+++ Supplied entries +++

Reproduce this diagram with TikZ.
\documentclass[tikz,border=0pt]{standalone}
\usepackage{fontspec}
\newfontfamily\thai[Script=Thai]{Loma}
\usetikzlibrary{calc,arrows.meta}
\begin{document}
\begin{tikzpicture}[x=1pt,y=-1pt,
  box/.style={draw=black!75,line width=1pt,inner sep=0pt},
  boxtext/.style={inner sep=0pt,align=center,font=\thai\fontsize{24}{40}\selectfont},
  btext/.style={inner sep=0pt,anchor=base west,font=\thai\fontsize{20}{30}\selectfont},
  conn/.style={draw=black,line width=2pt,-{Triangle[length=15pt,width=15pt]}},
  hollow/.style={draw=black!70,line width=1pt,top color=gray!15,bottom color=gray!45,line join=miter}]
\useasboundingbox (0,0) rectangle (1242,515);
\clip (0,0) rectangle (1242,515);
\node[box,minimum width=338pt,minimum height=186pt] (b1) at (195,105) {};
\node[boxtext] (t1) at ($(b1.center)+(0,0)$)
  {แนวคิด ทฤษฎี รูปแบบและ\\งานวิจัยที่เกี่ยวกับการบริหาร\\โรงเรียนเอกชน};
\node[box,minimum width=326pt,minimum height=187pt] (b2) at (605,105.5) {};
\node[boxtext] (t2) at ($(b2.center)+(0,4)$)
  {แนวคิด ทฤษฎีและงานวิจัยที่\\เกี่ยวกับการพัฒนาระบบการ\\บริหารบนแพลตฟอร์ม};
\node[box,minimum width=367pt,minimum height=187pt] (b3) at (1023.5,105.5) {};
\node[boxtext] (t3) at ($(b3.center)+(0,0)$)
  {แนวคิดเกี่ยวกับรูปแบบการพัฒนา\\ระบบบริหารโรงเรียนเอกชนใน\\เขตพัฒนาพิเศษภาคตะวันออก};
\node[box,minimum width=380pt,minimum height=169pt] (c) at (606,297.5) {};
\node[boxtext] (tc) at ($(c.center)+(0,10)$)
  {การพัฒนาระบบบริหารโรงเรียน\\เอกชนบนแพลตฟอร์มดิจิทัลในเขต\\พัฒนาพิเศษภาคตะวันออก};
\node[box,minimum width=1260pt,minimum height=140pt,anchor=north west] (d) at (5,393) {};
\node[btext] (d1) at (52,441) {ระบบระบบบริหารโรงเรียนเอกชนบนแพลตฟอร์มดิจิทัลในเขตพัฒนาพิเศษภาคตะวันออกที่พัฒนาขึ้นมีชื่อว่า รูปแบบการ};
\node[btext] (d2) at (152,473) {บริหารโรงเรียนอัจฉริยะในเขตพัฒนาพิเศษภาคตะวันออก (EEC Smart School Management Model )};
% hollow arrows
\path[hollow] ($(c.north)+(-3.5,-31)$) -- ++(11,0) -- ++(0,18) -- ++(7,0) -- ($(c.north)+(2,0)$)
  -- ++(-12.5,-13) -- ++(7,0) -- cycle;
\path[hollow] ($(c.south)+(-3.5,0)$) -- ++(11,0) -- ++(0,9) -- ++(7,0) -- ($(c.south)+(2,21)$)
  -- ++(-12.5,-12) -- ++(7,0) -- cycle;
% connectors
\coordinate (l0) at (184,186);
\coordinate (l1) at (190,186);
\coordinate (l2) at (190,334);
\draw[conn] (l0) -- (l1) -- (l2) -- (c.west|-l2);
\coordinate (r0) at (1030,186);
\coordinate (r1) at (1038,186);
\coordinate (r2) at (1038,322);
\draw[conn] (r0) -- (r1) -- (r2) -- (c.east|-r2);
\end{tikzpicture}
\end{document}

+++
+++ Supplied entries +++

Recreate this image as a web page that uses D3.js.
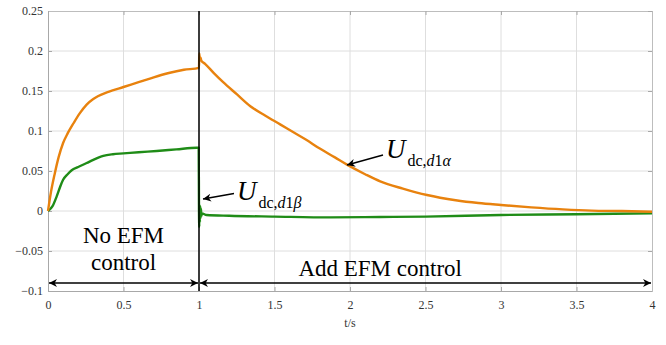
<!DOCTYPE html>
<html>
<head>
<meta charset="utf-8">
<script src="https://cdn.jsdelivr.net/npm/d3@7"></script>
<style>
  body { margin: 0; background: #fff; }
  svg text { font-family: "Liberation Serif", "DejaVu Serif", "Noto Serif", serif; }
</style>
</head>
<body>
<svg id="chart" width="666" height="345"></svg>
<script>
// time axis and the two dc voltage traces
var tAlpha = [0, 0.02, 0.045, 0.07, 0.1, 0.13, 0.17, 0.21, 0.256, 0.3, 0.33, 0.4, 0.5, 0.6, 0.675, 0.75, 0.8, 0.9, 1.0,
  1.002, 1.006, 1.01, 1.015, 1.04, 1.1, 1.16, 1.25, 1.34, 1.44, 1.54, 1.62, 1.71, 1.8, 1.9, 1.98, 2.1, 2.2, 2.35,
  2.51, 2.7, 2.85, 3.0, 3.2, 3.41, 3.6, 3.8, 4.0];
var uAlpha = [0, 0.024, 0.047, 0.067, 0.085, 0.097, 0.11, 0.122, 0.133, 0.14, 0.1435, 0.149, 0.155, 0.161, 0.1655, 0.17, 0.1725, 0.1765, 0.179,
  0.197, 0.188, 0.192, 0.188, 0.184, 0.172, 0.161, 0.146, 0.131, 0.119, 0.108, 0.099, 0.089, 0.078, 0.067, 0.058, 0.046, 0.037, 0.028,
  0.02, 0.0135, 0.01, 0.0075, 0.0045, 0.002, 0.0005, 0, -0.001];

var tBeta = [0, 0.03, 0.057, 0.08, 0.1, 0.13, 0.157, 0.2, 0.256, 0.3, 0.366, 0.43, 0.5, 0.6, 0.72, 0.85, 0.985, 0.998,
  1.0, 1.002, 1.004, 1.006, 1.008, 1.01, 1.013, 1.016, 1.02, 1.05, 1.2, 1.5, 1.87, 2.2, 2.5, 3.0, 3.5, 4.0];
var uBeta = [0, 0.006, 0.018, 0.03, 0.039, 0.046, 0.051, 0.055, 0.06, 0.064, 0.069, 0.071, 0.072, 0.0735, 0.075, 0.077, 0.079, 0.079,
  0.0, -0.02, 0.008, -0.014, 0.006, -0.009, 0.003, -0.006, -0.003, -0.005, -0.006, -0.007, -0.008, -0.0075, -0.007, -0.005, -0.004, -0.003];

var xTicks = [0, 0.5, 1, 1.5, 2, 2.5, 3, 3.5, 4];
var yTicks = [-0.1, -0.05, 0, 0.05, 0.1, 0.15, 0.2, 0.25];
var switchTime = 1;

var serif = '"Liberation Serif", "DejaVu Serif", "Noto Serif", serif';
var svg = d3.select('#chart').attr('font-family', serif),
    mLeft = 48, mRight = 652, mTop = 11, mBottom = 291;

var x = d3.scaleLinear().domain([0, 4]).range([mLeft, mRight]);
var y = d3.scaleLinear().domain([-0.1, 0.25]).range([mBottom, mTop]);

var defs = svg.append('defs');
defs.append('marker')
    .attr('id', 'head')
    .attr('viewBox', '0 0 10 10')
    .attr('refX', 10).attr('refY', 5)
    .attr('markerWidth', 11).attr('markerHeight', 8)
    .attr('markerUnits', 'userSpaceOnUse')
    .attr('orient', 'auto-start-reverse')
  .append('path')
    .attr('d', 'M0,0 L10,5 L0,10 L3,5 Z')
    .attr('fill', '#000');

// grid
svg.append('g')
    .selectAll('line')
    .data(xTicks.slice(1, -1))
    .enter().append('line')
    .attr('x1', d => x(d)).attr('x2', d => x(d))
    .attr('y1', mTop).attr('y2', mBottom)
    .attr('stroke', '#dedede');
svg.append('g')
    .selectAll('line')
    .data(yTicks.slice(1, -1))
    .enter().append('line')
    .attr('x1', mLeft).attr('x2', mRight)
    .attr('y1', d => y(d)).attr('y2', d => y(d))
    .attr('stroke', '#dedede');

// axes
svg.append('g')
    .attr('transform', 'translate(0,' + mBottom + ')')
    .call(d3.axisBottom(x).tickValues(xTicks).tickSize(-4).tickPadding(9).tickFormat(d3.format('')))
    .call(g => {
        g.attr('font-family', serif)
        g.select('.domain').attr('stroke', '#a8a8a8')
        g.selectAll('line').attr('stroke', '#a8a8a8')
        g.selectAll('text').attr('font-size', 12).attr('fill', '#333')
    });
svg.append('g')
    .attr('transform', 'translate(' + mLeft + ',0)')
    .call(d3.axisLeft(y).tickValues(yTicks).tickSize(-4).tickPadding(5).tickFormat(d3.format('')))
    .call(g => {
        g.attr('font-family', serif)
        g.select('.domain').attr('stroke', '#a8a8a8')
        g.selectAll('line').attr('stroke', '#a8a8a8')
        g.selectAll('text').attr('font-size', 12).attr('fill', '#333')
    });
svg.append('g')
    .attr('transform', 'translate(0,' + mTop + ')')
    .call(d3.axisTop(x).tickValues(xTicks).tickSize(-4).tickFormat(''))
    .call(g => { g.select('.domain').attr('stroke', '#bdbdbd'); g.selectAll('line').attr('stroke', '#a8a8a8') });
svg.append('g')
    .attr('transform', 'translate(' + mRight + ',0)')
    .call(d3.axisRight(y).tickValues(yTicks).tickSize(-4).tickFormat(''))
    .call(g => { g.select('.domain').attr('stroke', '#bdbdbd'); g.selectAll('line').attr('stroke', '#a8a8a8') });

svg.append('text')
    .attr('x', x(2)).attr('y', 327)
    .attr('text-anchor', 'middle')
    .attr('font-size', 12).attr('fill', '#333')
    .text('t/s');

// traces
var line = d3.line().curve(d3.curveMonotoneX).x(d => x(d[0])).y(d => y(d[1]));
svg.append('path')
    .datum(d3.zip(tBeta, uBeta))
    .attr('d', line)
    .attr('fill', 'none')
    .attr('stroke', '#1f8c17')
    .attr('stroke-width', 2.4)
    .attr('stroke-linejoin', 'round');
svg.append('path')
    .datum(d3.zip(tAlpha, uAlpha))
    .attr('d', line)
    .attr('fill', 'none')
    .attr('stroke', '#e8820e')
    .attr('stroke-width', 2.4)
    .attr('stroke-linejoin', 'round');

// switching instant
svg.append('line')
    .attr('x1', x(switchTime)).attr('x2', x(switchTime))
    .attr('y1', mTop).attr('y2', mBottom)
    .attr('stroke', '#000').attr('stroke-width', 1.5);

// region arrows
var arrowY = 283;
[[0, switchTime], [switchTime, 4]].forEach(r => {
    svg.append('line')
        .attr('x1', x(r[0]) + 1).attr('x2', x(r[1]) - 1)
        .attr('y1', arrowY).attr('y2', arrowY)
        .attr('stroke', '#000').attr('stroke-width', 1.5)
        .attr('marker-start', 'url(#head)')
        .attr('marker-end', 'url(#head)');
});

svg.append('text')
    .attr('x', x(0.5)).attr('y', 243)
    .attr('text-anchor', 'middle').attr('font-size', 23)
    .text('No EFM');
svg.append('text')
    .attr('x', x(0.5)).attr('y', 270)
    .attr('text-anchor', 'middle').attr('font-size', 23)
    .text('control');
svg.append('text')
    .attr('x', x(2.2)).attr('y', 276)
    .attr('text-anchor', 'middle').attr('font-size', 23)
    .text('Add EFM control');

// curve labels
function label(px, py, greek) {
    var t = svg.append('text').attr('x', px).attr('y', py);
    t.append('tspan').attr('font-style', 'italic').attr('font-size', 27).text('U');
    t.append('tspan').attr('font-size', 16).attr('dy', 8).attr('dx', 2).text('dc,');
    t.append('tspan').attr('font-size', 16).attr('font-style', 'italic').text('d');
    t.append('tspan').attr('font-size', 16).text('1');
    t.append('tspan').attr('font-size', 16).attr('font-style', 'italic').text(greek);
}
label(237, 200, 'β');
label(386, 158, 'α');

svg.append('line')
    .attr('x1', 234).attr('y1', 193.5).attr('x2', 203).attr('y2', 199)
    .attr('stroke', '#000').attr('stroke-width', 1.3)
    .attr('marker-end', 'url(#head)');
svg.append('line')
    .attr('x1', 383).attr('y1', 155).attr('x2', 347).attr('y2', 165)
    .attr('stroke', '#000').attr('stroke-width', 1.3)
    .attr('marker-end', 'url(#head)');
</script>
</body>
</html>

+++

Word for word, retype the lines in the entries above that run from the one with "Recreate this image" through the one with "-0.005, -0.004, -0.003];". Both ends count; pictures do not.

| Full answer |
Recreate this image as a web page that uses D3.js.
<!DOCTYPE html>
<html>
<head>
<meta charset="utf-8">
<script src="https://cdn.jsdelivr.net/npm/d3@7"></script>
<style>
  body { margin: 0; background: #fff; }
  svg text { font-family: "Liberation Serif", "DejaVu Serif", "Noto Serif", serif; }
</style>
</head>
<body>
<svg id="chart" width="666" height="345"></svg>
<script>
// time axis and the two dc voltage traces
var tAlpha = [0, 0.02, 0.045, 0.07, 0.1, 0.13, 0.17, 0.21, 0.256, 0.3, 0.33, 0.4, 0.5, 0.6, 0.675, 0.75, 0.8, 0.9, 1.0,
  1.002, 1.006, 1.01, 1.015, 1.04, 1.1, 1.16, 1.25, 1.34, 1.44, 1.54, 1.62, 1.71, 1.8, 1.9, 1.98, 2.1, 2.2, 2.35,
  2.51, 2.7, 2.85, 3.0, 3.2, 3.41, 3.6, 3.8, 4.0];
var uAlpha = [0, 0.024, 0.047, 0.067, 0.085, 0.097, 0.11, 0.122, 0.133, 0.14, 0.1435, 0.149, 0.155, 0.161, 0.1655, 0.17, 0.1725, 0.1765, 0.179,
  0.197, 0.188, 0.192, 0.188, 0.184, 0.172, 0.161, 0.146, 0.131, 0.119, 0.108, 0.099, 0.089, 0.078, 0.067, 0.058, 0.046, 0.037, 0.028,
  0.02, 0.0135, 0.01, 0.0075, 0.0045, 0.002, 0.0005, 0, -0.001];

var tBeta = [0, 0.03, 0.057, 0.08, 0.1, 0.13, 0.157, 0.2, 0.256, 0.3, 0.366, 0.43, 0.5, 0.6, 0.72, 0.85, 0.985, 0.998,
  1.0, 1.002, 1.004, 1.006, 1.008, 1.01, 1.013, 1.016, 1.02, 1.05, 1.2, 1.5, 1.87, 2.2, 2.5, 3.0, 3.5, 4.0];
var uBeta = [0, 0.006, 0.018, 0.03, 0.039, 0.046, 0.051, 0.055, 0.06, 0.064, 0.069, 0.071, 0.072, 0.0735, 0.075, 0.077, 0.079, 0.079,
  0.0, -0.02, 0.008, -0.014, 0.006, -0.009, 0.003, -0.006, -0.003, -0.005, -0.006, -0.007, -0.008, -0.0075, -0.007, -0.005, -0.004, -0.003];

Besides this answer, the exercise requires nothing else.